Las reiteradas críticas del expresidente Óscar Arias y del excandidato presidencial Ottón Solís a sus respectivos partidos políticos tienen una misma explicación: sus egos.
Pese a sus marcadas diferencias, estos connotados políticos comparten una idéntica visión de sí mismos dentro de sus agrupaciones: creerse sus dueños.
Estas figuras, que cuentan con un respaldo popular mayor al de sus partidos, en una aparente lógica electoral de largo plazo buscan desmarcarse del estado actual que atraviesan las agrupaciones a las que pertenecen, y, por ende, actúan como críticos ácidos y sistemáticos de sus partidos.
Su actitud parece estar orientada a crear una relación de dependencia de su partido hacia ellos, como si fueran los únicos redentores en este valle de lágrimas. Padecen de un complejo mesiánico latente, en el que solo Dios podría hacerlos cambiar de criterio.
Concepción egocéntrica. Esta concepción egocéntrica de la política hace comprensibles sus actitudes: si les va bien a sus partidos sin su ayuda, les molesta, y, si les va mal, es porque estas agrupaciones no solicitan ni escuchan su palabra. No comprenden que discrepar no significa desobediencia. Es claro, sin embargo, que tampoco es oportuno renegar de su experiencia, y que distanciarse de ellos, cuando se carece de bases propias, es condenarse voluntariamente al ostracismo.

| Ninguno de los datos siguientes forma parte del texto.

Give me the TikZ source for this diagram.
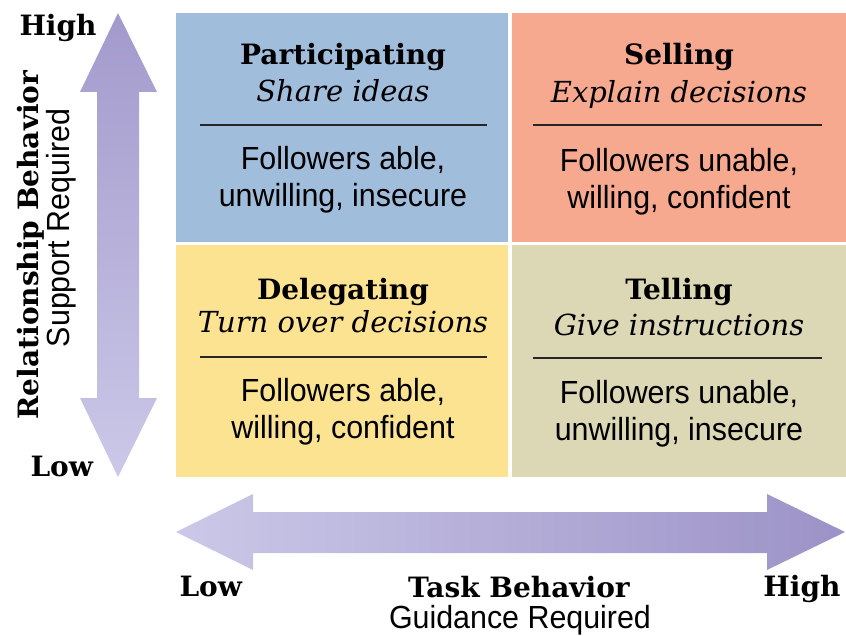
\documentclass[tikz,border=0pt]{standalone}
\usepackage{fontspec}
\setmainfont{DejaVu Serif}
\setsansfont[FakeStretch=0.95]{Liberation Sans}
\definecolor{partblue}{HTML}{A1BDDC}
\definecolor{sellred}{HTML}{F6A98F}
\definecolor{deleyellow}{HTML}{FCE391}
\definecolor{tellkhaki}{HTML}{DCD7B5}
\definecolor{arrowlight}{HTML}{CBC8E8}
\definecolor{arrowdark}{HTML}{9C92C7}
\tikzset{
  ttl/.style={anchor=base, font=\bfseries\fontsize{28}{30}\selectfont},
  subttl/.style={anchor=base, font=\itshape\fontsize{29}{30}\selectfont},
  body/.style={anchor=base, align=center, font=\sffamily\fontsize{32}{37}\selectfont},
  axis/.style={anchor=base, font=\bfseries\fontsize{28}{30}\selectfont},
  axissub/.style={anchor=base, font=\sffamily\fontsize{32}{34}\selectfont},
  sepline/.style={line width=1.6pt, black!85}
}
\begin{document}
\begin{tikzpicture}[x=1pt, y=-1pt]
\useasboundingbox (0,0) rectangle (846,636);

% the four quadrants
\fill[partblue] (176,13) rectangle (508,242);
\fill[sellred] (512,13) rectangle (846,242);
\fill[deleyellow] (176,245) rectangle (508,477);
\fill[tellkhaki] (512,245) rectangle (846,477);

% arrows
\shade[top color=arrowdark!85!arrowlight, bottom color=arrowlight]
  (118,13) -- (157,92) -- (139,92) -- (139,398) -- (157,398) -- (118,477)
  -- (80,398) -- (97,398) -- (97,92) -- (80,92) -- cycle;
\shade[left color=arrowlight, right color=arrowdark]
  (176,532) -- (253,494) -- (253,512) -- (767,512) -- (767,494) -- (845,532)
  -- (767,570) -- (767,553) -- (253,553) -- (253,570) -- cycle;

% Participating
\node[ttl] (partT) at (343,65) {Participating};
\node[subttl] (partS) at (343,102) {Share ideas};
\draw[sepline] (200,125) -- (487,125);
\node[body] (partB) at (343,207) {Followers able,\\unwilling, insecure};

% Selling
\node[ttl] (sellT) at (679,65) {Selling};
\node[subttl] (sellS) at (679,103) {Explain decisions};
\draw[sepline] (533,125) -- (822,125);
\node[body] (sellB) at (679,209) {Followers unable,\\willing, confident};

% Delegating
\node[ttl] (deleT) at (343,300) {Delegating};
\node[subttl] (deleS) at (343,333) {Turn over decisions};
\draw[sepline] (200,357) -- (487,357);
\node[body] (deleB) at (343,438) {Followers able,\\willing, confident};

% Telling
\node[ttl] (tellT) at (679,300) {Telling};
\node[subttl] (tellS) at (679,335) {Give instructions};
\draw[sepline] (533,358) -- (822,358);
\node[body] (tellB) at (679,440) {Followers unable,\\unwilling, insecure};

% axis labels
\node[axis, anchor=base west] (yHigh) at (16,36) {High};
\node[axis, anchor=base west] (yLow) at (27,476) {Low};
\node[axis, rotate=90] (yLab) at (38,245) {Relationship Behavior};
\node[axissub, rotate=90] (ySub) at (69,228) {Support Required};

\node[axis, anchor=base west] (xLow) at (176,596) {Low};
\node[axis, anchor=base east] (xHigh) at (844,596) {High};
\node[axis] (xLab) at (519,597) {Task Behavior};
\node[axissub] (xSub) at (520,628) {Guidance Required};

\end{tikzpicture}
\end{document}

El personalismo en la política debe tener sus límites, y los partidos políticos deben tener su propia vida, independientemente de la voluntad de sus líderes.
Debemos aprender a desconfiar de la extrema “sinceridad”, el dogmatismo ético y los mea culpa de los caudillos, pues eso podría ocultar fines que no necesariamente coinciden con el éxito de los partidos.
Los sistemas políticos en los que predominan los liderazgos personales o caudillistas están más cerca de una dictadura que de una democracia.